3. En premier lieu, il ressort des pièces du dossier, que Saint-Brieuc Armor Agglomération, qui en dispose de plein droit en application de l'article L. 211-2 du code de l'urbanisme, a délégué, par délibération du 30 mars 2017, la compétence en matière de droit de préemption urbain à la commune de Pordic, dont le conseil municipal l'a lui-même déléguée, par délibération du 12 mai 2017, à son maire.

4. D'une part, Mme E... soutient que la délégation du 12 mai 2017 au maire de Pordic, visant explicitement le droit de préemption urbain délégué par délibération du 30 mars 2017, n'était plus valable depuis la révision du plan local d'urbanisme (PLU) intervenue le 23 mai 2019 et l'institution d'un " nouveau droit de préemption ". Toutefois, eu égard à ses termes la délibération du 12 mai 2017 doit être regardée comme une délégation générale de l'exercice du droit de préemption urbain s'appliquant dans les zones urbaines et d'urbanisation future du plan local d'urbanisme, y compris dans le cas d'évolutions de ce droit. Dès lors qu'il ne ressort d'aucune pièce du dossier que le conseil municipal de Pordic ou le conseil d'agglomération de Saint-Brieuc Armor Agglomération auraient entendu retirer les délégations accordées en 2017, Mme E... n'est pas fondée à soutenir que le maire de Pordic n'était pas compétent pour prendre l'arrêté contesté depuis l'entrée en vigueur du nouveau PLU.

5. D'autre part, Mme E... soutient que le nouveau droit de préemption délégué par délibération du 23 mai 2019 à la commune de Pordic ne portait pas sur le site en cause, qui fait partie d'un périmètre dans lequel l'établissement public foncier de Bretagne s'est vu déléguer cette compétence par application d'une délibération du 18 octobre 2018. Toutefois, il ressort de la rédaction de cette délibération et des termes de la convention opérationnelle d'actions foncières conclue le 29 juillet 2013, prolongée par avenant en janvier 2019, dont l'article 2 précise que l'autorisation donnée à l'EPF d'acquérir les biens immobiliers " ne fait pas obstacle à l'acquisition directe par la collectivité d'un bien compris dans ce périmètre si elle le juge utile ", que la délégation consentie à l'établissement public foncier de Bretagne n'a pas impliqué un retrait de celle accordée à la commune de Pordic. Par suite, Mme E... n'est pas fondée à soutenir que le droit de préemption urbain délégué au maire de Pordic ne pouvait pas être exercé sur le bien en cause.

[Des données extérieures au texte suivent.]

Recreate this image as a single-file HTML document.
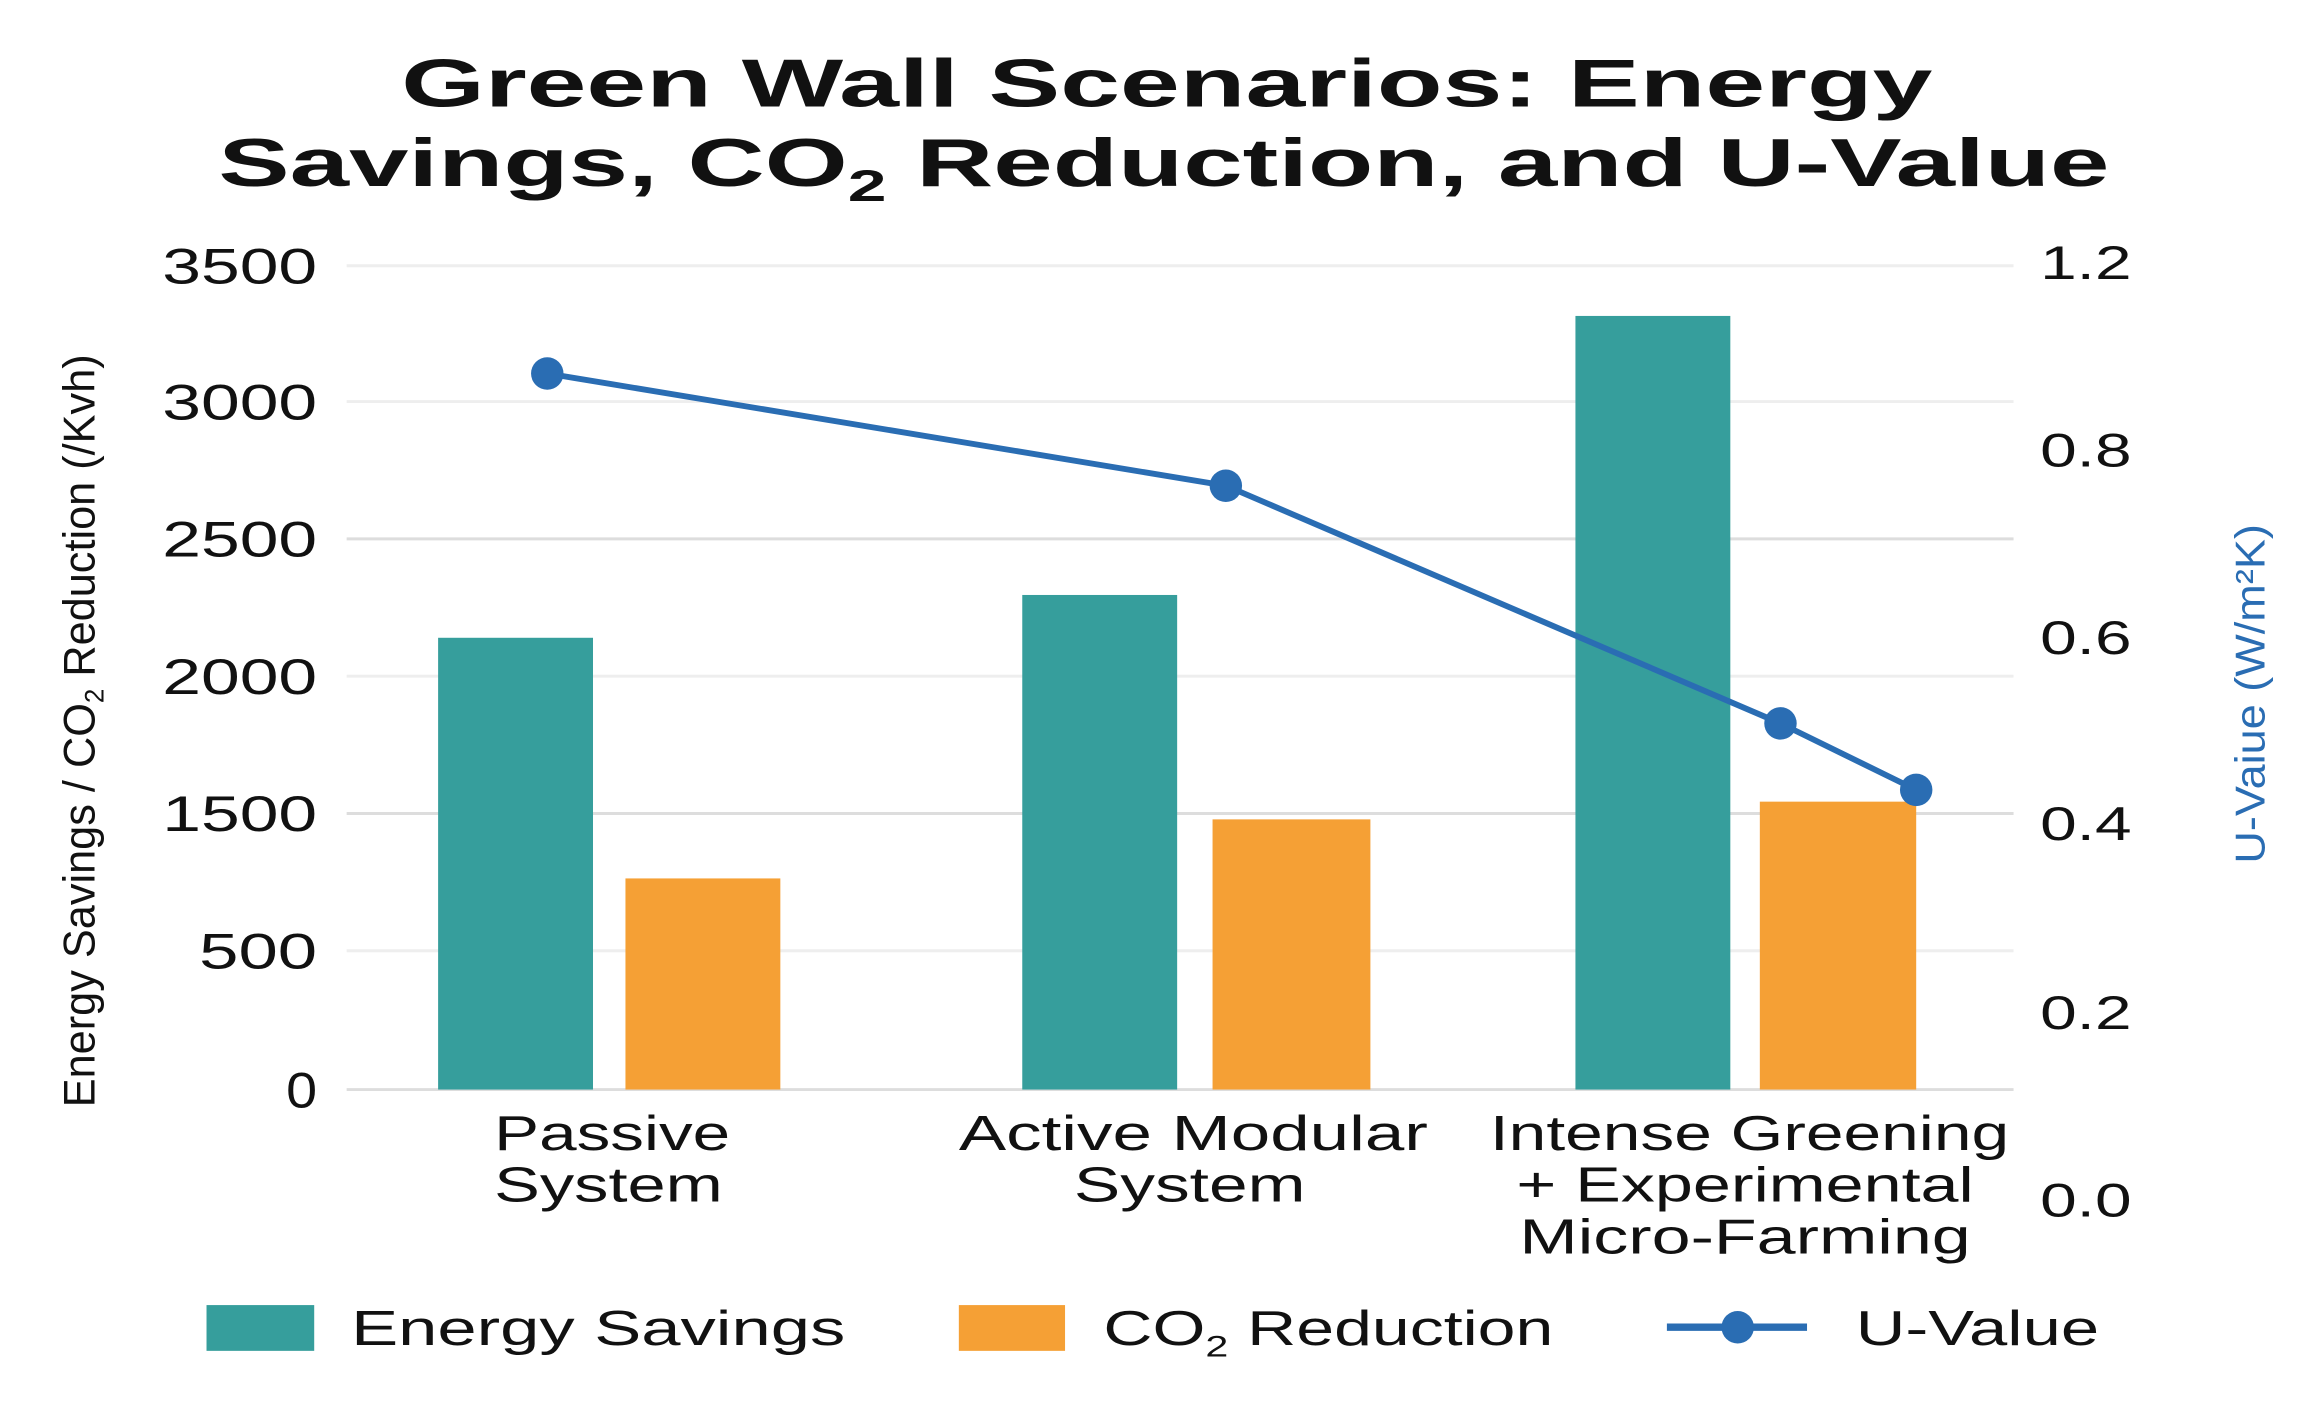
<!DOCTYPE html>
<html><head><meta charset="utf-8"><style>
html,body{margin:0;padding:0;background:#fff;}
svg{display:block;}
text{font-family:"Liberation Sans","DejaVu Sans",sans-serif;fill:#111;}
</style></head><body>
<svg width="2313" height="1404" viewBox="0 0 1568 951" preserveAspectRatio="none" xmlns="http://www.w3.org/2000/svg">
<rect width="1568" height="951" fill="#fff"/>
<text x="272" y="72" font-size="46" font-weight="bold" textLength="1038" lengthAdjust="spacingAndGlyphs">Green Wall Scenarios: Energy</text>
<text x="148" y="126" font-size="46" font-weight="bold" textLength="1282" lengthAdjust="spacingAndGlyphs">Savings, CO<tspan font-size="30" dy="10">2</tspan><tspan dy="-10"> Reduction, and U-Value</tspan></text>
<g stroke="#ddd" stroke-width="2">
<line x1="235" y1="180" x2="1365" y2="180" stroke="#eee"/>
<line x1="235" y1="272" x2="1365" y2="272" stroke="#eee"/>
<line x1="235" y1="365" x2="1365" y2="365"/>
<line x1="235" y1="458" x2="1365" y2="458" stroke="#eee"/>
<line x1="235" y1="551" x2="1365" y2="551"/>
<line x1="235" y1="644" x2="1365" y2="644" stroke="#eee"/>
<line x1="235" y1="738" x2="1365" y2="738"/>
</g>
<g font-size="34">
<text x="110" y="192" textLength="105" lengthAdjust="spacingAndGlyphs">3500</text>
<text x="110" y="284" textLength="105" lengthAdjust="spacingAndGlyphs">3000</text>
<text x="110" y="377" textLength="105" lengthAdjust="spacingAndGlyphs">2500</text>
<text x="110" y="470" textLength="105" lengthAdjust="spacingAndGlyphs">2000</text>
<text x="110" y="563" textLength="105" lengthAdjust="spacingAndGlyphs">1500</text>
<text x="135" y="656" textLength="80" lengthAdjust="spacingAndGlyphs">500</text>
<text x="194" y="750" textLength="21" lengthAdjust="spacingAndGlyphs">0</text>
</g>
<g font-size="32">
<text x="1383" y="189" textLength="62" lengthAdjust="spacingAndGlyphs">1.2</text><text x="1383" y="316" textLength="62" lengthAdjust="spacingAndGlyphs">0.8</text><text x="1383" y="443" textLength="62" lengthAdjust="spacingAndGlyphs">0.6</text>
<text x="1383" y="569" textLength="62" lengthAdjust="spacingAndGlyphs">0.4</text><text x="1383" y="697" textLength="62" lengthAdjust="spacingAndGlyphs">0.2</text><text x="1383" y="824" textLength="62" lengthAdjust="spacingAndGlyphs">0.0</text>
</g>
<text transform="translate(64,750) rotate(-90)" font-size="30" textLength="510" lengthAdjust="spacingAndGlyphs">Energy Savings / CO<tspan font-size="18" dy="6">2</tspan><tspan dy="-6"> Reduction (/Kvh)</tspan></text>
<text transform="translate(1535,585) rotate(-90)" font-size="28" textLength="230" lengthAdjust="spacingAndGlyphs" style="fill:#2a6db3">U-Vaiue (W/m²K)</text>
<g fill="#369e9c">
<rect x="297" y="432" width="105" height="306"/>
<rect x="693" y="403" width="105" height="335"/>
<rect x="1068" y="214" width="105" height="524"/>
</g>
<g fill="#f5a035">
<rect x="424" y="595" width="105" height="143"/>
<rect x="822" y="555" width="107" height="183"/>
<rect x="1193" y="543" width="106" height="195"/>
</g>
<polyline points="371,253 831,329 1207,490 1299,535" fill="none" stroke="#2a6db3" stroke-width="4"/>
<g fill="#2a6db3">
<circle cx="371" cy="253" r="11"/><circle cx="831" cy="329" r="11"/>
<circle cx="1207" cy="490" r="11"/><circle cx="1299" cy="535" r="11"/>
</g>
<g font-size="33">
<text x="335" y="779" textLength="160" lengthAdjust="spacingAndGlyphs">Passive</text><text x="335" y="814" textLength="155" lengthAdjust="spacingAndGlyphs">System</text>
<text x="650" y="779" textLength="318" lengthAdjust="spacingAndGlyphs">Active Modular</text><text x="728" y="814" textLength="157" lengthAdjust="spacingAndGlyphs">System</text>
<text x="1010" y="779" textLength="352" lengthAdjust="spacingAndGlyphs">Intense Greening</text><text x="1028" y="814" textLength="310" lengthAdjust="spacingAndGlyphs">+ Experimental</text><text x="1030" y="849" textLength="306" lengthAdjust="spacingAndGlyphs">Micro-Farming</text>
</g>
<rect x="140" y="884" width="73" height="31" fill="#369e9c"/>
<text x="238" y="911" font-size="33" textLength="335" lengthAdjust="spacingAndGlyphs">Energy Savings</text>
<rect x="650" y="884" width="72" height="31" fill="#f5a035"/>
<text x="748" y="911" font-size="33" textLength="305" lengthAdjust="spacingAndGlyphs">CO<tspan font-size="20" dy="8">2</tspan><tspan dy="-8"> Reduction</tspan></text>
<line x1="1130" y1="899" x2="1225" y2="899" stroke="#2a6db3" stroke-width="5"/>
<circle cx="1178" cy="899" r="11" fill="#2a6db3"/>
<text x="1258" y="911" font-size="33" textLength="165" lengthAdjust="spacingAndGlyphs">U-Value</text>
</svg>
</body></html>
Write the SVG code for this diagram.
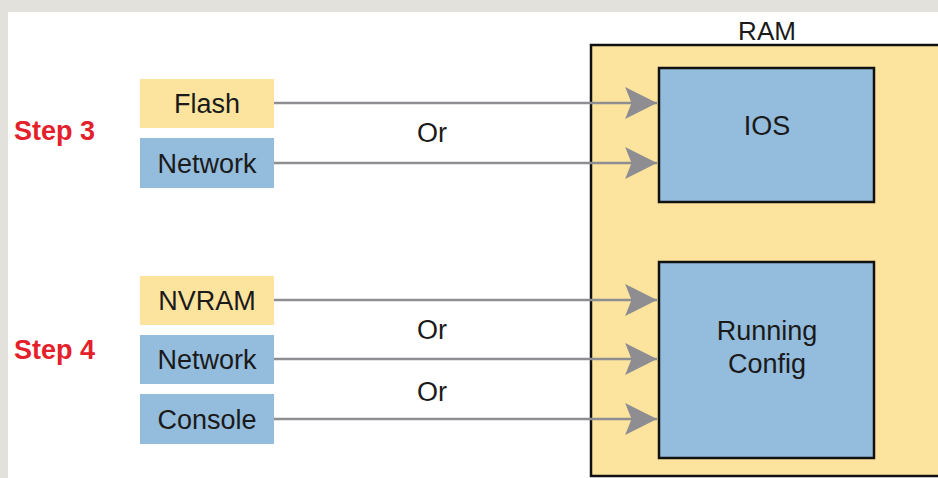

6. En second lieu, contrairement à ce que soutient Mme E..., la décision du 18 novembre 2019, qui indique que l'opération litigieuse a pour but de permettre d'aménager une liaison douce en vue de connecter le nouveau quartier de la porte d'Ic au centre-ville de Pordic, conformément aux orientations d'aménagement et de programmation du PLU de 2019 et de doter son centre communal d'action sociale (CCAS) de logements d'hébergement d'urgence, est suffisamment motivée en fait.

Sur la légalité interne de la décision contestée :

7. Aux termes de l'article L. 210-1 du code de l'urbanisme : " Les droits de préemption institués par le présent titre sont exercés en vue de la réalisation, dans l'intérêt général, des actions ou opérations répondant aux objets définis à l'article L. 300-1, à l'exception de ceux visant à sauvegarder ou à mettre en valeur les espaces naturels, ou pour constituer des réserves foncières en vue de permettre la réalisation desdites actions ou opérations d'aménagement. / (...) ". Aux termes de l'article L. 300-1 du code de l'urbanisme, dans sa rédaction applicable à la date de la décision contestée : " Les actions ou opérations d'aménagement ont pour objets de mettre en oeuvre un projet urbain, une politique locale de l'habitat, d'organiser le maintien, l'extension ou l'accueil des activités économiques, de favoriser le développement des loisirs et du tourisme, de réaliser des équipements collectifs ou des locaux de recherche ou d'enseignement supérieur, de lutter contre l'insalubrité et l'habitat indigne ou dangereux, de permettre le renouvellement urbain, de sauvegarder ou de mettre en valeur le patrimoine bâti ou non bâti et les espaces naturels (...) ". Il résulte de ces dispositions que, pour exercer légalement ce droit, les collectivités titulaires du droit de préemption urbain doivent, d'une part, justifier, à la date à laquelle elles l'exercent, de la réalité d'un projet d'action ou d'opération d'aménagement répondant aux objets mentionnés à l'article L. 300-1 du code de l'urbanisme, alors même que les caractéristiques précises de ce projet n'auraient pas été définies à cette date, et, d'autre part, faire apparaître la nature de ce projet dans la décision de préemption. La mise en œuvre de ce droit doit, eu égard notamment aux caractéristiques du bien faisant l'objet de l'opération ou au coût prévisible de cette dernière, répondre à un intérêt général suffisant.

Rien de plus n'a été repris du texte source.